You will need a lot of passion and drive to succeed at what you do, working in a high energy environment over long hours.


Investment bankers are only one part of the financial sector, and you will be expected to work alongside other experts and professionals.

Numerical skills

Your clients will be relying on you to make important decisions regarding their investments and finances, so a confidence in numbers is essential.


You will be working with a wide variety of people within your company, as well as clients from all over the world. You will also be networking, meeting firms and other bankers to create strong relationships and contacts.

Analytical skills

As a financial expert, you will need to analyse data to ensure you are providing the best service to your clients.


Sometimes a career as an investment banker means you will have to think outside the box. Investments bankers come from a range of different backgrounds, each bringing different things to the role.

Ability to work in a fast-paced environment

You will have to handle fast moving and high pressure situations, constantly adapting and multitasking.

Commercial awareness

You will need to have a strong understanding of business structures and how businesses are positioned.


How much do investment bankers make a year?

Investment bankers enjoy a large salary from entry level positions. As you gain more and more experience, you will progress within the industry and see an increase in your salary.

The average starting salary for investment bankers ranges from £30,000 to £40,000. After gaining three years of experience in the industry, you can expect to earn between £50,000 - £100,000. The more experienced and qualified you are, the larger your salary. Senior level positions can often earn up to £150,000.

A key part of working as an investment banker is the addition of bonuses to your salary. Employees who perform well in their role may receive bonuses which are higher than their base salary.

How to become an investment banker


Find out more about the process of becoming an investment banker, including the qualifications you need to work as an investment banker in the UK.

Qualifications and training

To become an investment banker, you will first need a university degree. To be accepted on to your degree course, you will need to achieve high grades in your A Level or Foundation programme. The higher grades you achieve at this point, the better university you can attend. Graduating from a high-ranking university can mean better career prospects are available to you.

A Levels at Bellerbys College offer a good range of subjects to prepare you for a career in investment banking. The A Levels you choose will depend on what degree you choose to study at University, but some good options include:

You may also choose to focus on a subject area by studying a foundation programme in Business, Finance and Management.

Investment banks hire their employees from all disciplines, not just those with finance degrees. As long as you have a good university degree (2:1 or above), you can pursue a career as an investment banker.

You may also want to consider completing an internship with an investment bank. Many companies offer full-time internships to recent graduates, with applications open to university students.

You could also choose to spend your university holidays working in an investment bank. As well as gaining practical experience, showing you are dedicated to your career will help you to stand out to employers.
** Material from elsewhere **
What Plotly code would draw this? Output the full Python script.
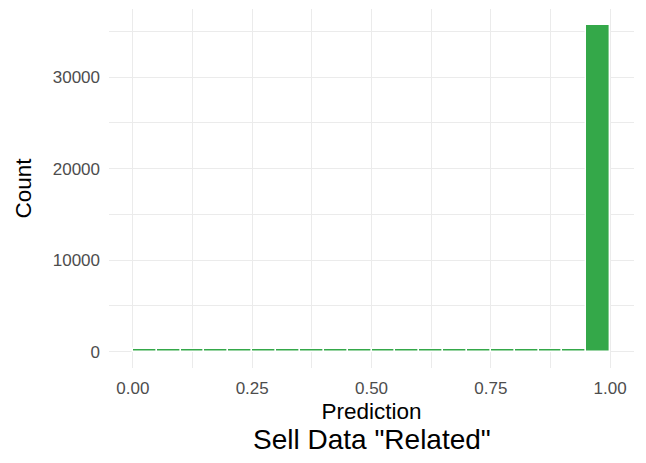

Once you have started your career as an investment banker, there are a variety of additional qualifications you could gain. These credentials include:

  • Chartered Financial Analyst (CFA)
  • Chartered Institute for Securities & Investment (CISI)
  • Institute of Chartered Accountants in England and Wales (ICAEW)

After interning and achieving an undergraduate degree, your first role will typically be as an analyst. These are usually for two or three years, training you for higher roles. 

You can soon progress to an associate role before eventually working your way up to vice president. With lots of experience you could move into an executive director role or even managing director. 

Investment banker career path

You will gain a wide range of transferable skills during your investment banking career. By working in a larger bank, you will be able to work with bigger clients and complete bigger projects. However, working in a smaller bank could mean faster career progression opportunities.

If you chose to work only within investment banks, you will find they are split into three main categories:

  • International investment banks (e.g. Goldman Sachs, Morgan Stanley)
  • Investment banking departments of commercial banks (e.g. Deutsche Bank, Barclays, Citigroup)
  • Independent investment banks (e.g. Rothschild & Co., Greenhill & Co.)

You can also use the skills you have gained in a variety of other careers such as stockbroking, as well as other financial roles in investment or capital firms.